La Popular music attuale vive un dilemma. Fino agli anni ’70 era considerata una cosa lieve, leggera, giovanile. Poi sono intervenuti molti fattori. Negli anni ’80 la generazione del dopoguerra ha l’età giusta per consumare di nuovo i prodotti Pop della propria gioventù, che si ricompra in massa su CD. Si inizia anche a guardare all’indietro: nascono quei fenomeni di nostalgia (per gli anni ’50 innanzitutto, pensate a Grease o alla serie Happy Days) che portano a elevare quella musica a Vera Musica. Oggi la musica Pop gode di prestigio accademico, si studia alle università, si organizzano mostre in musei pubblici. Mi pare ottimo. È anche uno dei motivi per i quali ci si arrabbia quando si sente dire: “La cultura non produce PIL”. Frase che rivela una mentalità ancora molto radicata tra i politici italiani. Per molti di loro la cultura si divide ancora in alta e bassa. Quella alta (come la Lirica o certo folclore) va sostenuta perché è quella con cui non si guadagna. Invece il Pop sta benissimo, fa un sacco di soldi, non ha bisogno di tutele o di incentivi.
Se vogliamo trovare il prossimo Pavarotti dobbiamo finanziare scuole, mantenere delle orchestre, fare i concorsi, organizzare dei tour all’estero, a volte anche attraverso l’Istituto Italiano di Cultura. La cui attività principale consiste proprio nel sostenere quella cultura che da sola non ce la farebbe. Pure questo mi pare ottimo. Sempre viva il Saltarello Marsicano, un ballo che racchiude in se tutta l’aspra poesia dell’Abruzzo profondo: mandiamolo in tournée in Australia. Nel Pop invece vige il Darwinismo puro.
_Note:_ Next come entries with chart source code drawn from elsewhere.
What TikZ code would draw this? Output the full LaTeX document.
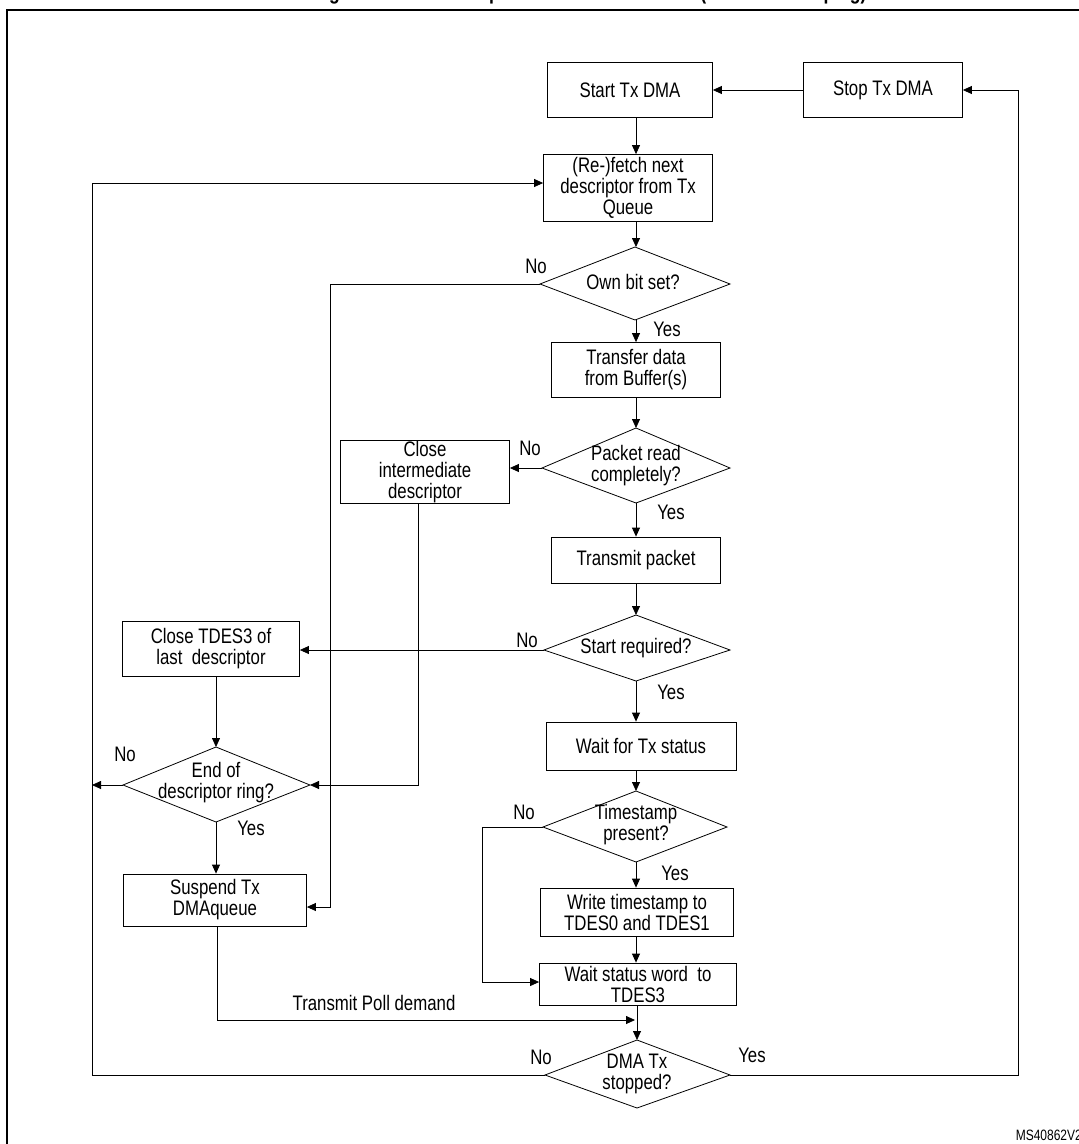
\documentclass[tikz,border=0pt]{standalone}
\usepackage{fontspec}
\setmainfont[FakeStretch=0.8]{Liberation Sans}
\usetikzlibrary{arrows.meta}
\begin{document}
\begin{tikzpicture}[x=1pt,y=-1pt,
  font=\fontsize{21}{21}\selectfont,
  box/.style={draw,line width=0.8pt,align=center,inner sep=1pt},
  dia/.style={align=center,inner sep=0pt},
  lbl/.style={inner sep=0pt},
  line/.style={line width=0.8pt},
  arr/.style={line width=0.8pt,-{Triangle[length=9pt,width=8pt]}}]
\useasboundingbox (0,0) rectangle (1079,1144);
\begin{scope}
\clip (0,0) rectangle (1079,1144);
\node[font=\bfseries\fontsize{22}{22}\selectfont] (title) at (590,-6) {Figure 541. TxDMA operation in Default mode (with timestamping)};
\draw[line width=1.2pt] (7,1150) -- (7,10) -- (1090,10);
\end{scope}
\node[box,minimum width=165,minimum height=55] (start) at (630,90) {Start Tx DMA};
\node[box,minimum width=159,minimum height=55] (stop) at (883,90) {Stop Tx DMA};
\node[box,minimum width=169,minimum height=67] (fetch) at (628,188) {(Re-)fetch next\\descriptor from Tx\\Queue};
\draw[line] (540,284)--(635,247)--(730,284)--(635,320)--cycle;
\node[dia] (own) at (633,282) {Own bit set?};
\node[box,minimum width=169,minimum height=55] (transfer) at (636,370) {Transfer data\\from Buffer(s)};
\draw[line] (542,468)--(636,428)--(730,468)--(636,503)--cycle;
\node[dia] (pkt) at (636,466) {Packet read\\completely?};
\node[box,minimum width=169,minimum height=62] (closei) at (425,472) {Close\\intermediate\\descriptor};
\node[box,minimum width=169,minimum height=46] (txp) at (636,560) {Transmit packet};
\draw[line] (544,650)--(636,615)--(730,650)--(636,681)--cycle;
\node[dia] (sreq) at (636,648) {Start required?};
\node[box,minimum width=177,minimum height=55] (close3) at (211,649) {Close TDES3 of\\last\ \ descriptor};
\node[box,minimum width=190,minimum height=48] (wait) at (641,746) {Wait for Tx status};
\draw[line] (123,785)--(216,747)--(310,785)--(216,822)--cycle;
\node[dia] (ring) at (216,783) {End of\\descriptor ring?};
\draw[line] (543,827)--(636,791)--(727,827)--(636,862)--cycle;
\node[dia] (ts) at (636,825) {Timestamp\\present?};
\node[box,minimum width=183,minimum height=52] (susp) at (215,900) {Suspend Tx\\DMAqueue};
\node[box,minimum width=193,minimum height=48] (wts) at (637,912) {Write timestamp to\\TDES0 and TDES1};
\node[box,minimum width=197,minimum height=42] (wsw) at (638,984) {Wait status word\ \ to\\TDES3};
\draw[line] (545,1075)--(637,1040)--(730,1075)--(637,1108)--cycle;
\node[dia] (stopd) at (637,1074) {DMA Tx\\stopped?};
% connectors
\draw[arr] (stop.west) -- (start.east);
\draw[arr] (636,117.5) -- (fetch.north-|636,0);
\draw[arr] (636,221.5) -- (636,247);
\draw[arr] (636,320) -- (transfer.north);
\draw[arr] (transfer.south) -- (636,428);
\draw[arr] (542,468) -- (closei.east|-542,468);
\draw[arr] (636,503) -- (txp.north);
\draw[arr] (txp.south) -- (636,615);
\draw[arr] (544,650) -- (close3.east|-544,650);
\draw[arr] (636,681) -- (wait.north-|636,0);
\draw[arr] (wait.south-|636,0) -- (636,791);
\draw[arr] (636,862) -- (wts.north-|636,0);
\draw[arr] (wts.south-|636,0) -- (wsw.north-|636,0);
\draw[arr] (wsw.south-|637,0) -- (637,1040);
\draw[arr] (close3.south-|216,0) -- (216,747);
\draw[arr] (216,822) -- (susp.north-|216,0);
\draw[arr] (123,785) -- (92,785);
\draw[arr] (540,284) -- (330,284) -- (330,907) -- (susp.east|-330,907);
\draw[arr] (418,503) -- (418,785) -- (310,785);
\draw[arr] (543,827) -- (482,827) -- (482,982) -- (wsw.west|-482,982);
\draw[arr] (susp.south-|217,0) -- (217,1020) -- (635,1020);
\draw[arr] (545,1075) -- (92,1075) -- (92,183) -- (fetch.west|-92,183);
\draw[arr] (730,1075) -- (1018,1075) -- (1018,90) -- (stop.east);
% labels
\node[lbl] (l1) at (536,266) {No};
\node[lbl] (l2) at (667,329) {Yes};
\node[lbl] (l3) at (530,448) {No};
\node[lbl] (l4) at (671,512) {Yes};
\node[lbl] (l5) at (527,640) {No};
\node[lbl] (l6) at (671,692) {Yes};
\node[lbl] (l7) at (125,754) {No};
\node[lbl] (l8) at (251,828) {Yes};
\node[lbl] (l9) at (524,812) {No};
\node[lbl] (l10) at (675,873) {Yes};
\node[lbl] (l11) at (541,1057) {No};
\node[lbl] (l12) at (752,1055) {Yes};
\node[lbl] (tpd) at (374,1003) {Transmit Poll demand};
\node[lbl,anchor=east,font=\fontsize{15}{15}\selectfont] (ms) at (1082,1135) {MS40862V2};
\end{tikzpicture}
\end{document}
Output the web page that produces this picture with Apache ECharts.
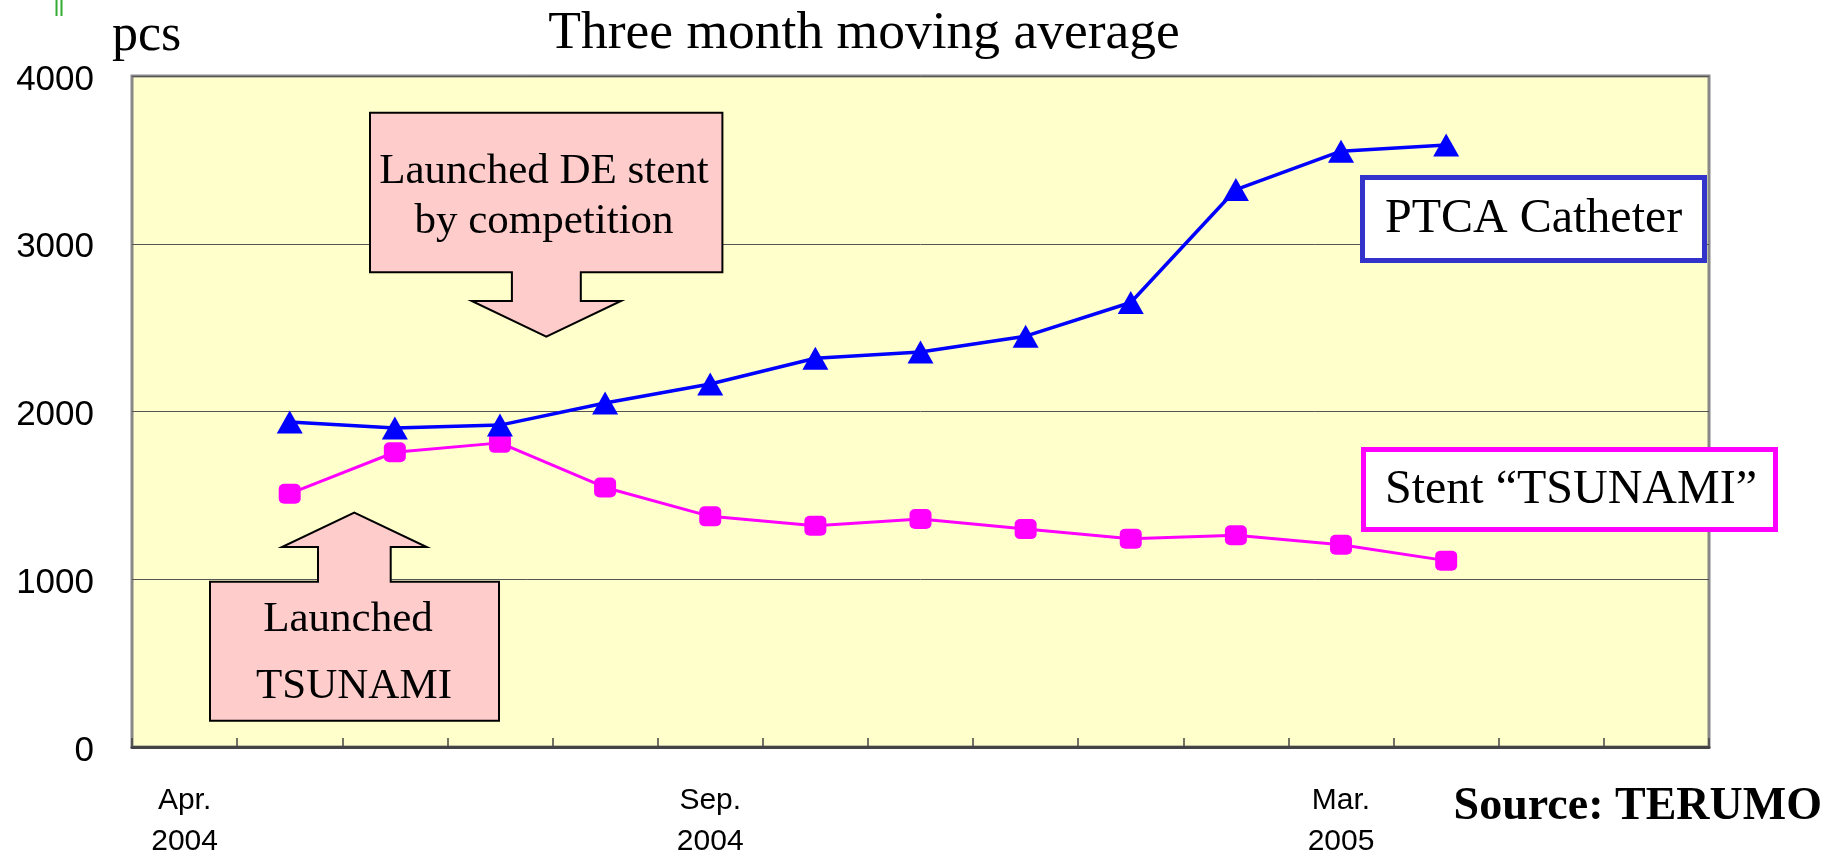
<!DOCTYPE html>
<html>
<head>
<meta charset="utf-8">
<script src="https://cdn.jsdelivr.net/npm/echarts@6/dist/echarts.min.js"></script>
<style>
html,body{margin:0;padding:0;background:#fff;}
#chart{width:1824px;height:855px;}
</style>
</head>
<body>
<div id="chart"></div>
<script>
// ---- data ----
var months = ['Apr.\n2004','May\n2004','Jun.\n2004','Jul.\n2004','Aug.\n2004','Sep.\n2004','Oct.\n2004','Nov.\n2004','Dec.\n2004','Jan.\n2005','Feb.\n2005','Mar.\n2005','Apr.\n2005','May\n2005','Jun.\n2005'];
var shownLabelIdx = [0, 5, 11];
var firstDataIdx = 1;
var ptcaCatheter = [1937, 1901, 1919, 2051, 2164, 2317, 2355, 2449, 2650, 3323, 3552, 3589];
var stentTsunami = [1510, 1757, 1813, 1547, 1375, 1319, 1359, 1299, 1242, 1262, 1206, 1111];
var yTicks = [0, 1000, 2000, 3000, 4000];

function pad(arr){
  var out = [];
  for (var i = 0; i < months.length; i++) {
    var j = i - firstDataIdx;
    out.push(j >= 0 && j < arr.length ? arr[j] : null);
  }
  return out;
}

var serif = '"Liberation Serif","Times New Roman",serif';
var sans = '"Liberation Sans",Arial,sans-serif';

var chart = echarts.init(document.getElementById('chart'), null, {renderer:'canvas'});
chart.setOption({
  backgroundColor: '#ffffff',
  animation: false,
  grid: {
    left: 132, right: 115, top: 76, bottom: 108,
    outerBoundsMode: 'none', containLabel: false,
    show: true, backgroundColor: '#FFFFCC', borderColor: '#888888', borderWidth: 3
  },
  xAxis: {
    type: 'category',
    data: months,
    boundaryGap: true,
    axisLine: {show: true, lineStyle: {color: '#444444', width: 3}},
    axisTick: {show: true, inside: true, length: 9, lineStyle: {color: '#444444', width: 1.5}, interval: 0},
    axisLabel: {
      interval: function(idx){ return shownLabelIdx.indexOf(idx) >= 0; },
      color: '#000', fontFamily: sans, fontSize: 30, lineHeight: 41, margin: 33
    },
    splitLine: {show: false}
  },
  yAxis: {
    type: 'value',
    min: yTicks[0], max: yTicks[yTicks.length-1], interval: 1000,
    axisLine: {show: false},
    axisTick: {show: false},
    axisLabel: {
      margin: 38,
      formatter: function(v){ return '{a|' + v + '}'; },
      rich: {a: {color: '#000', fontFamily: sans, fontSize: 35, lineHeight: 35, padding: [8, 0, 0, 0]}}
    },
    splitLine: {show: true, lineStyle: {color: '#555555', width: 1}}
  },
  series: [
    {
      name: 'PTCA Catheter', type: 'line', data: pad(ptcaCatheter),
      symbol: 'triangle', symbolSize: [26, 23], showAllSymbol: true,
      lineStyle: {color: '#0000FF', width: 3.5},
      itemStyle: {color: '#0000FF'}, z: 4
    },
    {
      name: 'Stent TSUNAMI', type: 'line', data: pad(stentTsunami),
      symbol: 'roundRect', symbolSize: [22, 20], showAllSymbol: true,
      lineStyle: {color: '#FF00FF', width: 3},
      itemStyle: {color: '#FF00FF'}, z: 3
    }
  ],
  graphic: [
    // stray green mark at top-left
    {type:'line', shape:{x1:56.5,y1:0,x2:56.5,y2:16}, style:{stroke:'#33AA33', lineWidth:2}, z:10},
    {type:'line', shape:{x1:61.5,y1:0,x2:61.5,y2:16}, style:{stroke:'#33AA33', lineWidth:2}, z:10},
    // title and unit
    {type:'text', x:864, y:34, style:{text:'Three month moving average', font:'53.5px '+serif, fill:'#000', align:'center', verticalAlign:'middle'}, z:10},
    {type:'text', x:112, y:36, style:{text:'pcs', font:'52px '+serif, fill:'#000', align:'left', verticalAlign:'middle'}, z:10},
    // source
    {type:'text', x:1822, y:807, style:{text:'Source: TERUMO', font:'bold 46px '+serif, fill:'#000', align:'right', verticalAlign:'middle'}, z:10},
    // DE stent callout (down arrow)
    {type:'polygon', shape:{points:[[370,112.7],[722.4,112.7],[722.4,272.3],[580.8,272.3],[580.8,301],[621,301],[546.3,336.7],[471.7,301],[511.9,301],[511.9,272.3],[370,272.3]]},
      style:{fill:'#FFCCCC', stroke:'#000', lineWidth:2}, z:20},
    {type:'text', x:544, y:197, style:{text:'Launched DE stent\nby competition', font:'43px '+serif, lineHeight:50, fill:'#000', align:'center', verticalAlign:'middle'}, z:21},
    // TSUNAMI launch callout (up arrow)
    {type:'polygon', shape:{points:[[210,720.7],[499,720.7],[499,581.7],[390.7,581.7],[390.7,547],[426.7,547],[354.3,512.7],[282,547],[318,547],[318,581.7],[210,581.7]]},
      style:{fill:'#FFCCCC', stroke:'#000', lineWidth:2}, z:20},
    {type:'text', x:348, y:620, style:{text:'Launched', font:'43px '+serif, fill:'#000', align:'center', verticalAlign:'middle'}, z:21},
    {type:'text', x:354, y:687, style:{text:'TSUNAMI', font:'43px '+serif, fill:'#000', align:'center', verticalAlign:'middle'}, z:21},
    // legend-like labels
    {type:'rect', shape:{x:1362.5, y:177.5, width:342, height:83}, style:{fill:'#FFFFFF', stroke:'#3333CC', lineWidth:5}, z:20},
    {type:'text', x:1385, y:219, style:{text:'PTCA Catheter', font:'48px '+serif, fill:'#000', align:'left', verticalAlign:'middle'}, z:21},
    {type:'rect', shape:{x:1363.5, y:449.5, width:412, height:80}, style:{fill:'#FFFFFF', stroke:'#FF00FF', lineWidth:5}, z:20},
    {type:'text', x:1385, y:490, style:{text:'Stent \u201CTSUNAMI\u201D', font:'48px '+serif, fill:'#000', align:'left', verticalAlign:'middle'}, z:21}
  ]
});
</script>
</body>
</html>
Poi, dopo molti anni, se qualcuno ha funzionato (o ha guadagnato bene), fa il giro e diventa cultura alta: escono libri, si ristampano dischi, si rivalutano fenomeni a volte marginali al momento della creazione ma oggi visti come fondativi. Un esempio italiano è SXM dei Sangue Misto ma ce ne sono davvero molti, dai Negazione a un mucchio di altri amici. Lo sapevano questi, a vent’anni, mentre facevano le loro cose a budget zero, fotocopiando i flyer, provando in cantina, col furgone senza revisione in giro per l’Europa, che stavano facendo qualcosa che poi sarebbe stata riverita e studiata? E se sì, avrebbero preferito essere trattati come chi suona Rossini o Verdi, con sovvenzioni e opportunità? Non voglio parlare a nome di nessuno quindi parlo per me, ma ho osservato piuttosto bene la musica italiana degli ultimi 40 anni per poter dire alcune cose con ragionevole certezza.
La risposta alla prima domanda è Ni. Per come l’ho vissuta io, la quasi totalità dei partecipanti non aveva questa percezione. Magari capiva di stare facendo una cosa bella, ma era sostanzialmente incosciente. E questo credo sia un ingrediente fondamentale per fare cose importanti. Però poi, per varie ragioni, qualcuno se ne rende conto anche nel mentre. È uno dei motivi di dolore per la sorte di Marco Mathieu dei Negazione, a cui penso spesso e a cui mando un abbraccio. Lui certamente ha avuto questa percezione. In alcuni momenti, in determinate situazioni, all’epoca ce l’ho avuta anche io: quando è esploso l’Hip hop italiano avevo quasi trent’anni, una distanza che mi ha permesso di notare alcuni passaggi, come appunto SXM.
La seconda risposta è So. Non credo che a molti sarebbe piaciuto essere finanziati dal Ministero della Cultura. Non per snobismo: i musicisti italiani underground (Punk, Indie, Hip hop, cantautori meno facili, etc.) hanno sempre avuto una rete di locali, club o centri sociali dove suonare (a volte anche all’estero), e hanno sempre preferito fare da se. Allora, e assai di più oggi che c’è YouTube. Però magari degli incentivi, un po’ di aiuto, una qualche defiscalizzazione aiuterebbero chi fa scelte meno ovvie. Insomma: ora sappiamo per certo che qualcuno dei musicisti che è in stanzetta a suonare, dopodomani sarà oggetto di una mostra al MACRO. Possiamo fare qualcosa? Dovremmo?